Here in the northern states, cracked pavement and ever-present potholes can be seen on the road, increasing in size during the freeze and thaw events of the colder months. This leaves large ruts and holes that need to be filled in and will cause damage to vehicles and possibly cause accidents if the opening has been left alone long enough.
It's no different for bridges. Much of the metal on these structures is exposed to the elements, with the paint and anti-corrosive measure having worn off long ago. This leads to the oxidation of the metal, which accelerates in areas with a high saltwater content along the coast and during winters in the north where salt is used to prevent ice formation on roadways. Without protective coatings and more regular maintenance, the stability and strength of the beams and rebar decreases and creates a dangerous condition for unsuspecting motorists and pedestrians. Vehicles have increased in both volume and weight since the initial construction, which has led to shutting down some or all of the lanes of traffic until the damaged areas can be repaired or a new structure can be erected to take over.

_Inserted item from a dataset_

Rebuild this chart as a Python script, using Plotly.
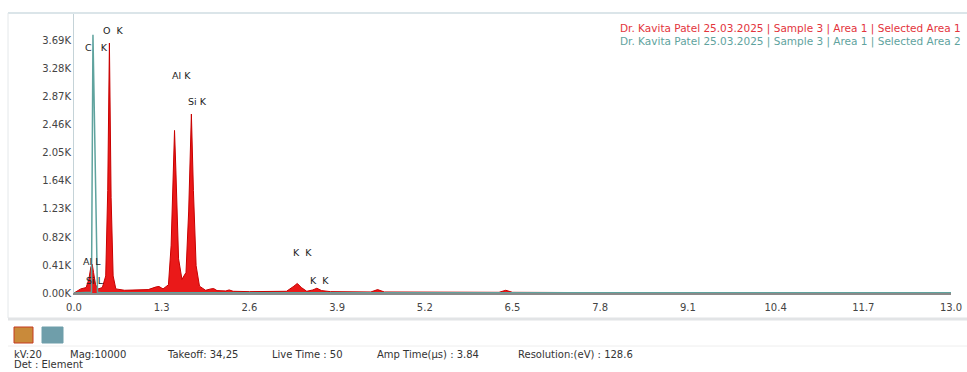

There are other instances with water, electric, and sewer, which are in similar states of disrepair. Some of these have been in the news, such as the Flint water crisis, large wildfires caused by neglected electric transmission lines in California, etc. Many of these systems are only patched when they break, with limited or no preventative maintenance being carried out. Congress needs to take a harder look at fixing what we have instead of going all in on the next shiny new thing.